The returning students at Clarksville High School will be met by more than 20 armed personnel when classes resume in August, as administrators at the northwest Arkansas school have permitted nearly two dozen teachers and other staffers to bring weapons into the classroom.

The school district, using a state law authorizing licensed security guards to carry firearms on campus, put up approximately $50,000 for school faculty to enroll in programs certifying teachers and other staffers as security personnel. According to KWHN.com, those enrolled in the program were also given a $1,100 stipend to purchase a handgun.

Superintendent David Hopkins told KWHN that teachers and other personnel enrolled in the program will receive regular training, and signs notifying students about the armed personnel will be posted outside Clarksville High.

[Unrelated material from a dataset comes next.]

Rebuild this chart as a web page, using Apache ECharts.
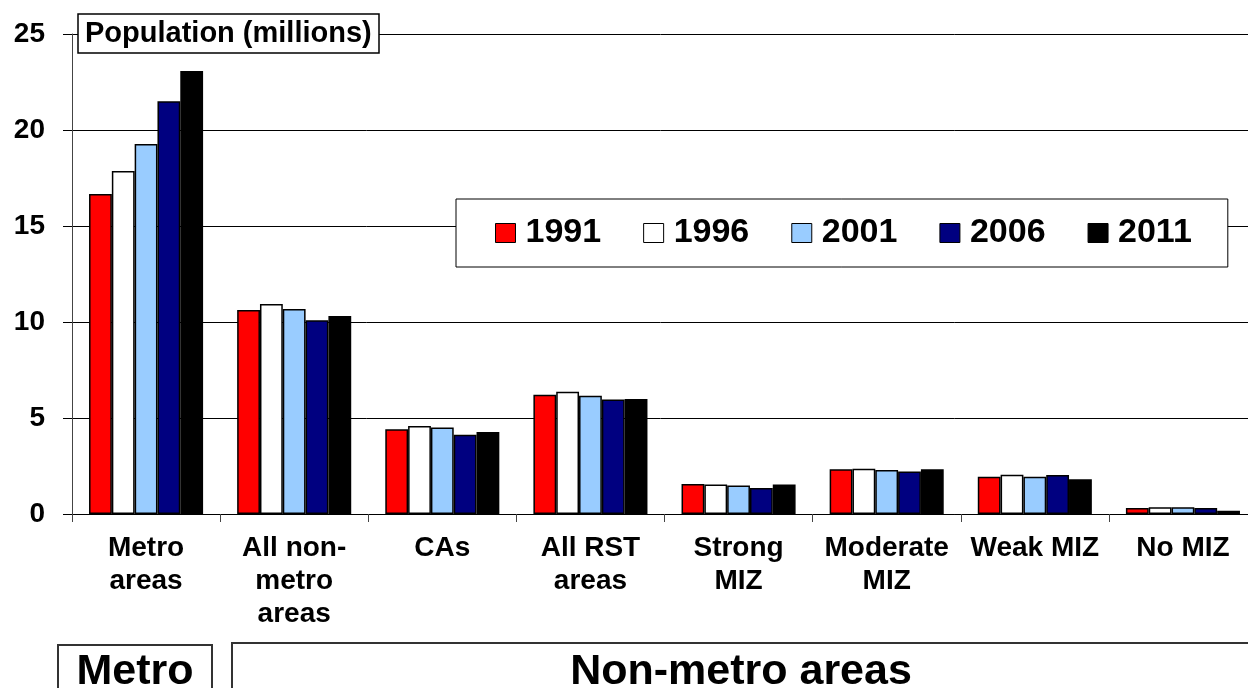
<!DOCTYPE html>
<html>
<head>
<meta charset="utf-8">
<title>Population (millions)</title>
<script src="https://cdn.jsdelivr.net/npm/echarts@6/dist/echarts.min.js"></script>
<style>
  html, body { margin: 0; padding: 0; background: #fff; }
  #chart { width: 1248px; height: 688px; }
</style>
</head>
<body>
<div id="chart"></div>
<script>
// categories (x axis)
const categories = ['Metro\nareas', 'All non-\nmetro\nareas', 'CAs', 'All RST\nareas', 'Strong\nMIZ', 'Moderate\nMIZ', 'Weak MIZ', 'No MIZ'];
// population in millions
const pop1991 = [16.67, 10.63, 4.41, 6.21, 1.56, 2.33, 1.94, 0.31];
const pop1996 = [17.86, 10.94, 4.58, 6.37, 1.54, 2.36, 2.05, 0.35];
const pop2001 = [19.27, 10.68, 4.51, 6.16, 1.49, 2.29, 1.94, 0.35];
const pop2006 = [21.5, 10.09, 4.13, 5.97, 1.35, 2.22, 2.03, 0.31];
const pop2011 = [23.07, 10.31, 4.27, 5.99, 1.54, 2.33, 1.81, 0.17];
const years = ['1991', '1996', '2001', '2006', '2011'];
const yTicks = [0, 5, 10, 15, 20, 25];

const FONT = '"Liberation Sans", Arial, sans-serif';
const colors = ['#ff0000', '#ffffff', '#99ccff', '#000080', '#000000'];
const seriesData = [pop1991, pop1996, pop2001, pop2006, pop2011];

const chart = echarts.init(document.getElementById('chart'));

const option = {
  animation: false,
  textStyle: { fontFamily: FONT },
  title: {
    text: 'Population (millions)',
    left: 78,
    top: 14,
    padding: [5, 7],
    backgroundColor: '#fff',
    borderColor: '#000',
    borderWidth: 1.5,
    textStyle: { fontFamily: FONT, fontSize: 29, fontWeight: 'bold', color: '#000' },
  },
  legend: {
    data: years,
    left: 456,
    top: 199,
    padding: [17, 36, 17, 39],
    backgroundColor: '#fff',
    borderColor: '#000',
    borderWidth: 1,
    itemWidth: 20,
    itemHeight: 19,
    itemGap: 42,
    icon: 'rect',
    itemStyle: { borderColor: '#000', borderWidth: 1 },
    textStyle: { fontFamily: FONT, fontSize: 34, fontWeight: 'bold', color: '#000', padding: [0, 0, 0, 5] },
  },
  // plot runs a little past the right edge of the picture
  grid: {
    left: 72,
    right: -9,
    top: 34,
    bottom: 174,
    containLabel: false,
    outerBoundsMode: 'none',
  },
  xAxis: {
    type: 'category',
    data: categories,
    axisLine: { show: true, lineStyle: { color: '#000', width: 1 } },
    axisTick: { show: true, length: 8, lineStyle: { color: '#444' } },
    axisLabel: {
      interval: 0,
      margin: 18,
      color: '#000',
      fontFamily: FONT,
      fontSize: 28,
      fontWeight: 'bold',
      lineHeight: 33,
    },
  },
  yAxis: {
    type: 'value',
    min: yTicks[0],
    max: yTicks[yTicks.length - 1],
    interval: 5,
    axisLine: { show: true, lineStyle: { color: '#444', width: 1 } },
    axisTick: { show: true, length: 9, lineStyle: { color: '#000' } },
    splitLine: { show: true, lineStyle: { color: '#000', width: 1 } },
    axisLabel: {
      margin: 27,
      color: '#000',
      fontFamily: FONT,
      fontSize: 28,
      fontWeight: 'bold',
    },
  },
  series: years.map((y, i) => ({
    name: y,
    type: 'bar',
    data: seriesData[i],
    barGap: '0%',
    barCategoryGap: '23%',
    itemStyle: { color: colors[i], borderColor: '#000', borderWidth: 1.5 },
  })),
  graphic: [
    {
      type: 'rect',
      shape: { x: 58, y: 645, width: 154, height: 70 },
      style: { fill: '#fff', stroke: '#333', lineWidth: 2 },
    },
    {
      type: 'text',
      x: 135,
      y: 672,
      style: {
        text: 'Metro',
        align: 'center',
        verticalAlign: 'middle',
        font: 'bold 43px ' + FONT,
        fill: '#000',
      },
    },
    {
      type: 'rect',
      shape: { x: 232, y: 643, width: 1040, height: 70 },
      style: { fill: '#fff', stroke: '#333', lineWidth: 2 },
    },
    {
      type: 'text',
      x: 741,
      y: 672,
      style: {
        text: 'Non-metro areas',
        align: 'center',
        verticalAlign: 'middle',
        font: 'bold 43px ' + FONT,
        fill: '#000',
      },
    },
  ],
};

chart.setOption(option);
</script>
</body>
</html>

However, he also said the identities of faculty members carrying concealed weapons at the school will remain veiled from the public.

“The plan we’ve been given in the past is, ‘Well, lock your doors, turn off your lights and hope for the best,” Hopkins told KWHN. “That’s not a plan.”

Others are less optimistic about the new policy, however. Former Arkansas Education Association President Donna Morey told KWHN she believed the idea was “awful,” adding that the new policy may result in students being accidentally shot — or worse, having easy access to a weapon to harm others.

“We just think educators should be in the business of educating students,” she said. “Not carrying a weapon.”